_TO BE DONE_: Begin with the first line below and retype each line exactly through the line containing "(shift) at (510,374)". Any pictures are to be left out.

_EXTRACTED INFORMATION_:
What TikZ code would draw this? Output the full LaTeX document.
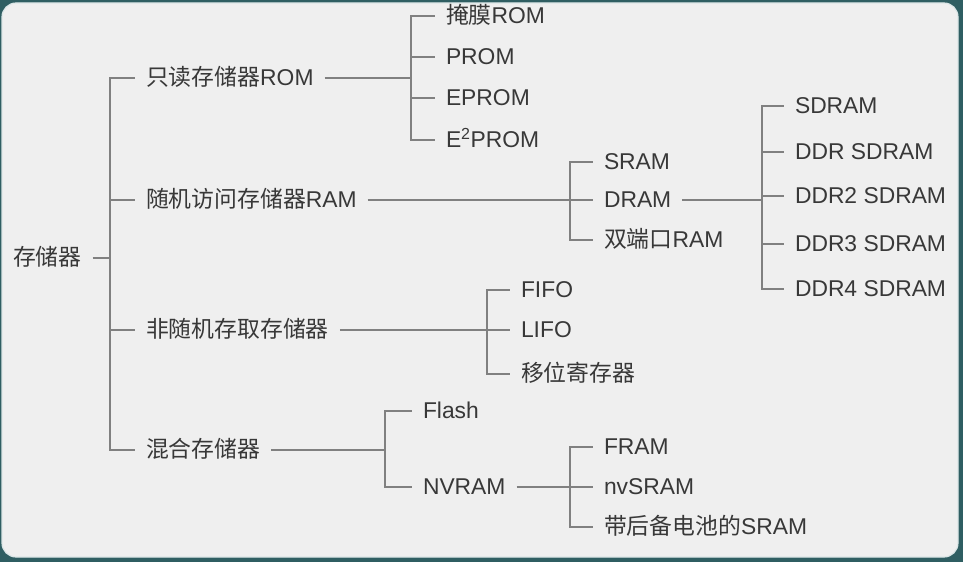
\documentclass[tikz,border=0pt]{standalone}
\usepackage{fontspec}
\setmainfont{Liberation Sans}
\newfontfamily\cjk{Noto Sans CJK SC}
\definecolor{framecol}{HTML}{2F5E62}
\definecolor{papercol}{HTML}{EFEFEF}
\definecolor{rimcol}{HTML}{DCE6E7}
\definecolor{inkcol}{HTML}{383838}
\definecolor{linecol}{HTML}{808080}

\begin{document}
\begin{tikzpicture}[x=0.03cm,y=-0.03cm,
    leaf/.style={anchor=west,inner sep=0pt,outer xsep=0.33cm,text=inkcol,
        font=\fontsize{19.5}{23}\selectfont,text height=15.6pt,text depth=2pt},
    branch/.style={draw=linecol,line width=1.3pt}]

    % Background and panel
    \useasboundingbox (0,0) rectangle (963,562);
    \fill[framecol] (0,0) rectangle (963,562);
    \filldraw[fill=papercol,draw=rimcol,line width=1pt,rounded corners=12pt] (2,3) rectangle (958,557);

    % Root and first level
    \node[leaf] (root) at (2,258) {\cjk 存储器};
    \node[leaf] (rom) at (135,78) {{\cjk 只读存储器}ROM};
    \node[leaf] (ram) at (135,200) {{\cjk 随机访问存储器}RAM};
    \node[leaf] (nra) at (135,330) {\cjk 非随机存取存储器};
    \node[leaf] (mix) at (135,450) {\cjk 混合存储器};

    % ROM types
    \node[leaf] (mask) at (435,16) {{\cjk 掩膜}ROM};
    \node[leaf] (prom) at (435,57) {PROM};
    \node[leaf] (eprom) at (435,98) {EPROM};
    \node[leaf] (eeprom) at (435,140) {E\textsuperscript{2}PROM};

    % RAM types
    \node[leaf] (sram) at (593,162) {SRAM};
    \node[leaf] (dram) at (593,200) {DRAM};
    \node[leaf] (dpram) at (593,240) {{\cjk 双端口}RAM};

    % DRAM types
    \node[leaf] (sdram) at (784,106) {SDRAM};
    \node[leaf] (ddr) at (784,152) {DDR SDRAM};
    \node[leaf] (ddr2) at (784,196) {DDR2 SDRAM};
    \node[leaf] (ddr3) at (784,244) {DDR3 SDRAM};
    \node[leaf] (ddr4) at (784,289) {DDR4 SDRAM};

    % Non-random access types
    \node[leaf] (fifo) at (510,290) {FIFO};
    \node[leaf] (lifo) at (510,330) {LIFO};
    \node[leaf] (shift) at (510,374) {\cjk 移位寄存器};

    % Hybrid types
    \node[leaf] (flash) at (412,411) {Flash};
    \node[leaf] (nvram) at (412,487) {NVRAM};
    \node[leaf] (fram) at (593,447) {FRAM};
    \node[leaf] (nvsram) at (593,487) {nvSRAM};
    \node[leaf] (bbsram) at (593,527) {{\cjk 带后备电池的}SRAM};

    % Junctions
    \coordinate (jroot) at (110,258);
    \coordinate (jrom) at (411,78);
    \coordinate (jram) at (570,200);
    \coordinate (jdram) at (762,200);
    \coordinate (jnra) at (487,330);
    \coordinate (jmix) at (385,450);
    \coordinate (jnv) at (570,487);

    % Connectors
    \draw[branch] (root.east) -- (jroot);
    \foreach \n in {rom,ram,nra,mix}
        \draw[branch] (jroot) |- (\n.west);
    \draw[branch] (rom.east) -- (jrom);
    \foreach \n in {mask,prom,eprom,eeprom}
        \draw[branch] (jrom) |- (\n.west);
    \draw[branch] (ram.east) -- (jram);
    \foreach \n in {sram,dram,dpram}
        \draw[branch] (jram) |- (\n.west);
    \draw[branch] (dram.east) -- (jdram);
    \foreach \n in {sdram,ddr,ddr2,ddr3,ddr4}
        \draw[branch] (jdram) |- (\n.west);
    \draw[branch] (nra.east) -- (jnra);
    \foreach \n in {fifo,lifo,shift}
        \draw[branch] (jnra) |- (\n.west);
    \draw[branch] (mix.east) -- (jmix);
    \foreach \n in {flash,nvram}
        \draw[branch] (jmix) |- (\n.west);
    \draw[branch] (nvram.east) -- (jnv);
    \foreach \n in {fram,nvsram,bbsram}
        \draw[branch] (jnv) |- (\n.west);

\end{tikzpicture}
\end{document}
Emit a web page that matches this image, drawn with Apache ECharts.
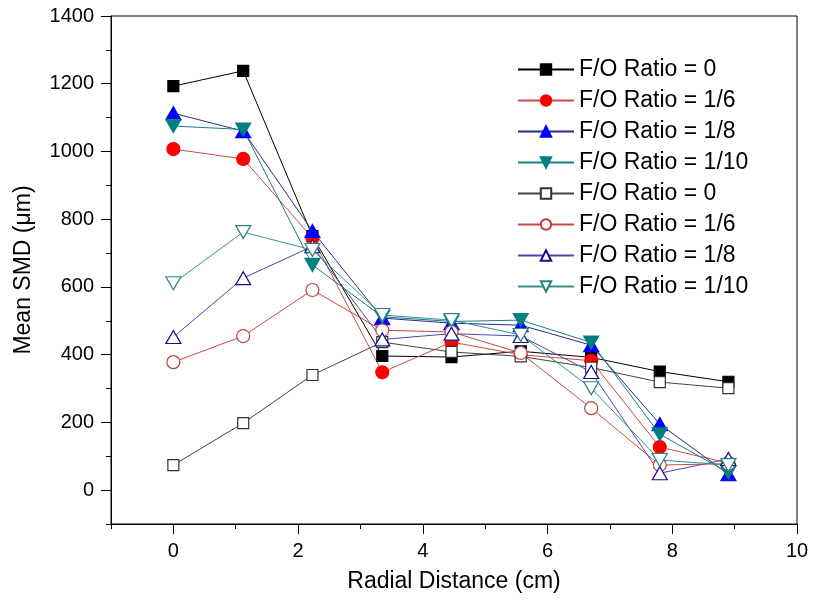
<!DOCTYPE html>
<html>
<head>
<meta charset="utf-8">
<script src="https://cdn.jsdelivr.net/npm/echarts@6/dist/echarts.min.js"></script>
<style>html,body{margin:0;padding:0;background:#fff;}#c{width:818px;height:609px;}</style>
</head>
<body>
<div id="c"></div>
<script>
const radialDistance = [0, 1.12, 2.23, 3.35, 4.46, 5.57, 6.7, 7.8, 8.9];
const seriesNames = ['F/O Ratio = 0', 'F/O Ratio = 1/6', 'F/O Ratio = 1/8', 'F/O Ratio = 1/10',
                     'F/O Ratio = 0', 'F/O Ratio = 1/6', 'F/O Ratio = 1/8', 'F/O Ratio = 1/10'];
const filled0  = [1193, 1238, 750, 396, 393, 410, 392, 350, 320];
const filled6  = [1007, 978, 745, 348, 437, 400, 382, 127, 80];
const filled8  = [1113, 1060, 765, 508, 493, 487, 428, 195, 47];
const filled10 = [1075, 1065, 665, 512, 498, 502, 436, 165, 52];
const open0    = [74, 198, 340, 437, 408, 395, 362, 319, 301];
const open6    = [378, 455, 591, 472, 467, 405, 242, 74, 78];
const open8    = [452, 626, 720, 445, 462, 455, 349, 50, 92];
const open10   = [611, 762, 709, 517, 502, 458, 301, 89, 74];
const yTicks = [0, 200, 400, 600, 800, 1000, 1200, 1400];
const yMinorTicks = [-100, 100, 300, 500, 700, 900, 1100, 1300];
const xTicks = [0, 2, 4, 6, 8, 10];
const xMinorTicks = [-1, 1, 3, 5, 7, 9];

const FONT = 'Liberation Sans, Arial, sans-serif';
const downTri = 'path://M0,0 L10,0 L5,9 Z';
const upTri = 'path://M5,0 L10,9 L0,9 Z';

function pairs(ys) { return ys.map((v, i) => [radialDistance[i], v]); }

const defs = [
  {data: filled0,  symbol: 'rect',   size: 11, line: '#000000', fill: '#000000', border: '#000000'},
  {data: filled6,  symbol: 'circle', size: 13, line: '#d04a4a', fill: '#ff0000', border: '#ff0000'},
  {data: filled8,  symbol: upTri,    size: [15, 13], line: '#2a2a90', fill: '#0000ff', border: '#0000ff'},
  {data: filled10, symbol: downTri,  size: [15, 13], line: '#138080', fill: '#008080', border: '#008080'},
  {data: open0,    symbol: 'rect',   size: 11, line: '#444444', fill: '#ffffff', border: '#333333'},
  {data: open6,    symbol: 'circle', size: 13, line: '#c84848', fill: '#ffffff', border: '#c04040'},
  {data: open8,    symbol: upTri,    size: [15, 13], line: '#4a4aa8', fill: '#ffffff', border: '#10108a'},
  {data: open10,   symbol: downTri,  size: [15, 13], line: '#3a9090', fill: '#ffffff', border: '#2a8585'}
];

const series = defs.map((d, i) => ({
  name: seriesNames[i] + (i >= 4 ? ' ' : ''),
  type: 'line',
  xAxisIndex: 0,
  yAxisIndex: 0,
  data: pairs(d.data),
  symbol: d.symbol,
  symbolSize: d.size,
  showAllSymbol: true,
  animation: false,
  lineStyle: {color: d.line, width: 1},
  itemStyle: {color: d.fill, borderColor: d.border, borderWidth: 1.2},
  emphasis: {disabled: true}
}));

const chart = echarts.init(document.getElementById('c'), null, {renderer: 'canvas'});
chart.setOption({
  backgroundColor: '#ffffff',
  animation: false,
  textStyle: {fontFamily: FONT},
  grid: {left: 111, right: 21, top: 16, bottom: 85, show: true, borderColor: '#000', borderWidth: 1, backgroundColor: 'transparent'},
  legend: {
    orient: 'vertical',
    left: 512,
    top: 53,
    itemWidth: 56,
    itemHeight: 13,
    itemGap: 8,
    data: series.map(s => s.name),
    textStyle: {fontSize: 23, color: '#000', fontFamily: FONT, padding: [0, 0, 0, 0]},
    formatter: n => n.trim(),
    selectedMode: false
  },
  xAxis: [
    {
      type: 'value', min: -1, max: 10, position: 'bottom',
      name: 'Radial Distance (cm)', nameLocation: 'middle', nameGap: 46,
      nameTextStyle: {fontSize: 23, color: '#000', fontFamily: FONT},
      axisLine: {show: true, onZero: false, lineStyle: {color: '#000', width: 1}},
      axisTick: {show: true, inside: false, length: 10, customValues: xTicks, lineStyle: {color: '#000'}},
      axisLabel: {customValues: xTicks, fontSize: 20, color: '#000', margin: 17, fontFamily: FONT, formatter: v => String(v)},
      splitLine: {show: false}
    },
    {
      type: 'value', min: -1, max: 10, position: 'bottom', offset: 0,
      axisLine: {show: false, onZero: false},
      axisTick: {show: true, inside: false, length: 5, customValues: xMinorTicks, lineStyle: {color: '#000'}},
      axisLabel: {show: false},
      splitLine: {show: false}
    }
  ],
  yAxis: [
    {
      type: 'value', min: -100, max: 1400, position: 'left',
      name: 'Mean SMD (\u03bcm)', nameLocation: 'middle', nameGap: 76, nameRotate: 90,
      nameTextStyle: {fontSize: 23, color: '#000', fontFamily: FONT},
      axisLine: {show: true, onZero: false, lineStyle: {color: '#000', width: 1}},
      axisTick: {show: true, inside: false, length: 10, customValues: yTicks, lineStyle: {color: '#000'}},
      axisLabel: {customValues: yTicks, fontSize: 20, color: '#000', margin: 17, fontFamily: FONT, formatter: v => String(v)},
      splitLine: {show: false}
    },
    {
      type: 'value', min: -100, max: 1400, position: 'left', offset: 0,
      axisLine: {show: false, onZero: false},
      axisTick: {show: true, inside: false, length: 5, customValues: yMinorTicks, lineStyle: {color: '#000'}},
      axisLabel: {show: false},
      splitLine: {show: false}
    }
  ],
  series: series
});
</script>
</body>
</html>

_SOLUTION TO THE EXERCISE_:
What TikZ code would draw this? Output the full LaTeX document.
\documentclass[tikz,border=0pt]{standalone}
\usepackage{fontspec}
\setmainfont{Liberation Sans}
\newfontfamily\cjk{Noto Sans CJK SC}
\definecolor{framecol}{HTML}{2F5E62}
\definecolor{papercol}{HTML}{EFEFEF}
\definecolor{rimcol}{HTML}{DCE6E7}
\definecolor{inkcol}{HTML}{383838}
\definecolor{linecol}{HTML}{808080}

\begin{document}
\begin{tikzpicture}[x=0.03cm,y=-0.03cm,
    leaf/.style={anchor=west,inner sep=0pt,outer xsep=0.33cm,text=inkcol,
        font=\fontsize{19.5}{23}\selectfont,text height=15.6pt,text depth=2pt},
    branch/.style={draw=linecol,line width=1.3pt}]

    % Background and panel
    \useasboundingbox (0,0) rectangle (963,562);
    \fill[framecol] (0,0) rectangle (963,562);
    \filldraw[fill=papercol,draw=rimcol,line width=1pt,rounded corners=12pt] (2,3) rectangle (958,557);

    % Root and first level
    \node[leaf] (root) at (2,258) {\cjk 存储器};
    \node[leaf] (rom) at (135,78) {{\cjk 只读存储器}ROM};
    \node[leaf] (ram) at (135,200) {{\cjk 随机访问存储器}RAM};
    \node[leaf] (nra) at (135,330) {\cjk 非随机存取存储器};
    \node[leaf] (mix) at (135,450) {\cjk 混合存储器};

    % ROM types
    \node[leaf] (mask) at (435,16) {{\cjk 掩膜}ROM};
    \node[leaf] (prom) at (435,57) {PROM};
    \node[leaf] (eprom) at (435,98) {EPROM};
    \node[leaf] (eeprom) at (435,140) {E\textsuperscript{2}PROM};

    % RAM types
    \node[leaf] (sram) at (593,162) {SRAM};
    \node[leaf] (dram) at (593,200) {DRAM};
    \node[leaf] (dpram) at (593,240) {{\cjk 双端口}RAM};

    % DRAM types
    \node[leaf] (sdram) at (784,106) {SDRAM};
    \node[leaf] (ddr) at (784,152) {DDR SDRAM};
    \node[leaf] (ddr2) at (784,196) {DDR2 SDRAM};
    \node[leaf] (ddr3) at (784,244) {DDR3 SDRAM};
    \node[leaf] (ddr4) at (784,289) {DDR4 SDRAM};

    % Non-random access types
    \node[leaf] (fifo) at (510,290) {FIFO};
    \node[leaf] (lifo) at (510,330) {LIFO};
    \node[leaf] (shift) at (510,374) {\cjk 移位寄存器};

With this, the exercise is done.